Esta incursión en el mundo de los negocios no impidió, sin embargo, que continuara el discurso populista. Y fue este divorcio entre el discurso y la práctica lo que, en 1999, le permitió pactar la división del país con el entonces presidente y jefe máximo del Partido Liberal Constitucionalista, Arnoldo Alemán. Acusado de corrupción, Alemán se encontraba en una posición de debilidad. Para asegurar su supervivencia política aceptó el pacto con Ortega. Se amplió el número de magistrados y miembros de la Corte Suprema, del Consejo Electoral, de la Contraloría, de la Asamblea Nacional para incluir a los sandinistas y se inició un cogobierno. Eventualmente, Ortega le arrancó a Alemán la concesión clave: bajar el porcentaje de votos necesario para ser electo presidente de un 45% a un 35%.

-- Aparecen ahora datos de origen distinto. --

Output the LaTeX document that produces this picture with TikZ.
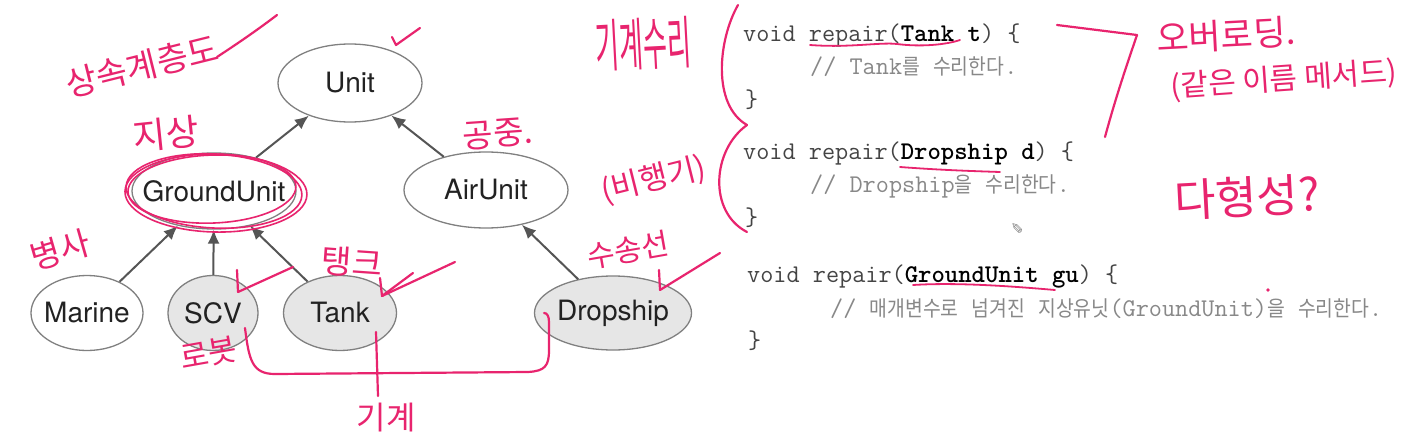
\documentclass[tikz,border=0pt]{standalone}
\usepackage{fontspec}
\setsansfont{TeX Gyre Heros}
\newfontfamily\kr[FakeStretch=0.9]{Noto Sans CJK KR}
\newfontfamily\hw{Noto Sans CJK KR}
\newfontfamily\dejavu{DejaVu Sans}
\usetikzlibrary{shapes.geometric,arrows.meta}
\definecolor{pen}{HTML}{E8246E}
\definecolor{edgegray}{HTML}{808080}
\definecolor{subfill}{HTML}{E6E6E6}
\definecolor{arr}{HTML}{555555}
\definecolor{codegray}{HTML}{444444}
\definecolor{cmtgray}{HTML}{888888}
\definecolor{lbl}{HTML}{222222}
\newcommand\zc[1]{\makebox[0pt]{#1}}
\newcommand\ko[1]{{\kr\fontsize{21.5}{24}\selectfont #1}}
\newcommand\hs[1]{\fontsize{#1}{#1}\selectfont}
\tikzset{
  cls/.style={ellipse, draw=edgegray, line width=1.3pt, inner sep=0pt, fill=white,
    font=\sffamily\fontsize{28}{30}\selectfont, text=lbl},
  sub/.style={cls, fill=subfill},
  inh/.style={draw=arr, line width=2pt, -{Latex[length=14pt,width=12pt]}},
  code/.style={anchor=base west, inner sep=0pt, text=codegray,
    font=\ttfamily\fontsize{25.5}{30}\selectfont},
  cmt/.style={code, text=cmtgray},
  hand/.style={inner sep=0pt, text=pen, font=\hw},
  penline/.style={draw=pen, line width=2.2pt, line cap=round, line join=round}
}
\begin{document}
\begin{tikzpicture}[x=1pt,y=-1pt]
\useasboundingbox (0,0) rectangle (1412,441);
\fill[white] (0,0) rectangle (1412,441);

% ---- class hierarchy ----
\node[cls, minimum width=144pt, minimum height=78pt] (Unit) at (350,83) {\zc{Unit}};
\node[cls, minimum width=164pt, minimum height=76pt] (GroundUnit) at (214,191) {\zc{GroundUnit}};
\node[cls, minimum width=164pt, minimum height=76pt] (AirUnit) at (486,190) {\zc{AirUnit}};
\node[cls, minimum width=112pt, minimum height=75pt] (Marine) at (87,313) {\zc{Marine}};
\node[sub, minimum width=90pt, minimum height=75pt] (SCV) at (213,313) {\zc{SCV}};
\node[sub, minimum width=113pt, minimum height=75pt] (Tank) at (340,313) {\zc{Tank}};
\node[sub, minimum width=157pt, minimum height=74pt] (Dropship) at (613,313) {\zc{Dropship}};

\draw[inh] (GroundUnit) -- (Unit);
\draw[inh] (AirUnit) -- (Unit);
\draw[inh] (Marine) -- (GroundUnit);
\draw[inh] (SCV) -- (GroundUnit);
\draw[inh] (Tank) -- (GroundUnit);
\draw[inh] (Dropship) -- (AirUnit);

% ---- code ----
\node[code] (c1a) at (743,42) {void repair(\textbf{\color{black}Tank t}) \{};
\node[cmt]  (c1b) at (810,75) {// Tank\ko{를} \ko{수리한다}.};
\node[code] (c1c) at (745,108) {\}};
\node[code] (c2a) at (743,159) {void repair(\textbf{\color{black}Dropship d}) \{};
\node[cmt]  (c2b) at (810,192) {// Dropship\ko{을} \ko{수리한다}.};
\node[code] (c2c) at (745,225) {\}};
\node[code] (c3a) at (747,282) {void repair(\textbf{\color{black}GroundUnit gu}) \{};
\node[cmt]  (c3b) at (830,316) {// \ko{매개변수로} \ko{넘겨진} \ko{지상유닛}(GroundUnit)\ko{을} \ko{수리한다}.};
\node[code] (c3c) at (748,348) {\}};

\node[text=gray, font=\dejavu\fontsize{15}{15}\selectfont, rotate=180, inner sep=0pt] (cursor) at (1017,228) {✎};

% ---- handwritten annotations ----
\node[hand, font=\hw\hs{34}, rotate=14] (h1) at (142,66) {상속계층도};
\draw[penline] (217,57) .. controls (240,42) and (260,28) .. (277,15);
\draw[penline] (392,37) -- (396,45) -- (420,28);
\node[hand, font=\hw\hs{36}, rotate=6] (h2) at (166,134) {지상};
\draw[penline, line width=1.6pt, rotate around={-3:(214,191)}] (214,191) ellipse [x radius=88, y radius=37];
\draw[penline, line width=1.6pt, rotate around={2:(214,191)}] (212,189) ellipse [x radius=84, y radius=34];
\draw[penline, line width=1.6pt, rotate around={-1:(214,191)}] (216,193) ellipse [x radius=91, y radius=39];
\node[hand, font=\hw\hs{33}, rotate=4] (h3) at (498,134) {공중.};
\node[hand, font=\hw\hs{31}, rotate=14] (h4) at (654,180) {(비행기)};
\node[hand, font=\hw\hs{30}, rotate=10] (h5) at (628,250) {수송선};
\node[hand, font=\hw\hs{33}, rotate=16] (h6) at (60,250) {병사};
\node[hand, font=\hw\hs{33}, rotate=-4] (h7) at (352,262) {탱크};
\node[hand, font=\hw\hs{31}, rotate=10] (h8) at (209,353) {로봇};
\node[hand, font=\hw\hs{32}] (h9) at (386,418) {기계};
\node[hand, font=\hw\hs{26}, rotate=3] (h10) at (643,44) {\scalebox{1}[2.2]{기계수리}};
\node[hand, font=\hw\hs{35}, rotate=3] (h11) at (1226,35) {오버로딩.};
\node[hand, font=\hw\hs{30}, rotate=4] (h12) at (1284,80) {(같은 이름 메서드)};
\node[hand, font=\hw\hs{45}, rotate=3] (h13) at (1247,197) {다형성?};

% check / arrow strokes
\draw[penline] (293,267) -- (238,292) -- (237,270);
\draw[penline] (455,262) -- (382,296) -- (380,278);
\draw[penline] (413,273) -- (382,296);
\draw[penline] (720,253) -- (660,290) -- (659,270);
% connecting scribbles
\draw[penline] (245,328) .. controls (249,360) and (252,374) .. (275,374)
  -- (528,372) .. controls (545,371) and (549,366) .. (549,350) -- (549,322)
  .. controls (549,316) and (547,313) .. (544,313);
\draw[penline] (376,332) -- (378,396);
% brace at code
\draw[penline] (738,5) .. controls (718,40) and (712,105) .. (747,125);
\draw[penline] (747,125) .. controls (712,150) and (708,212) .. (747,232);
% underlines
\draw[penline, line width=1.8pt] (810,45) .. controls (850,48) and (880,42) .. (897,44)
  .. controls (920,47) and (945,45) .. (960,40);
\draw[penline, line width=1.8pt] (900,167) .. controls (940,170) and (970,171) .. (1000,172);
\draw[penline, line width=1.8pt] (913,285) .. controls (960,282) and (1020,287) .. (1055,290);
\fill[pen] (1268,290) circle [radius=1.8];
% overloading bracket
\draw[penline] (1057,25) -- (1137,35) .. controls (1125,70) and (1115,100) .. (1105,137);
\end{tikzpicture}
\end{document}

Hecho esto, Ortega escenificó el regreso del hijo pródigo a los brazos de la Iglesia católica, a quien atribuía una influencia decisiva en sus previas derrotas electorales. Empezó a visitar a su antiguo némesis, el cardenal Miguel Obando y Bravo. Poco después, éste ofició la misa en que el líder sandinista se casó por la iglesia con su compañera de vida, Rosario Murillo (cuya hija lo acusó en 2003 de abuso sexual desde los 11 años), y sus discursos se llenaron de frases bíblicas y alabanzas a Dios. Como ofrenda final, Ortega apoyó la revocación de una disposición constitucional del siglo XIX que autorizaba la interrupción del embarazo si hacía peligrar la vida de la madre.
Tras tres intentos fallidos, el tozudo comandante logró coronar su ambición de regresar a la presidencia el 10 de enero de 2006, al alcanzar una votación del 38%. Su actitud desde entonces y en las recientes elecciones municipales parece indicar que esta vez no está dispuesto a jugarse el poder más que en simulacros democráticos cuyos resultados le favorezcan.
Mientras escribo esto, la carretera de acceso a mi casa está cortada por grupos de choque orteguistas. Apostados allí, intentan impedir que medios y diplomáticos lleguen a una iglesia donde Eduardo Montealegre, el candidato a alcalde de Managua por la oposición, mostrará las actas de votación que demuestran el fraude perpetrado en su contra. Aparentemente, para salirse con la suya, Daniel Ortega también está dispuesto a incendiar el país. Lo mismo hizo Somoza en 1979. El revolucionario se ha convertido en su propia antítesis.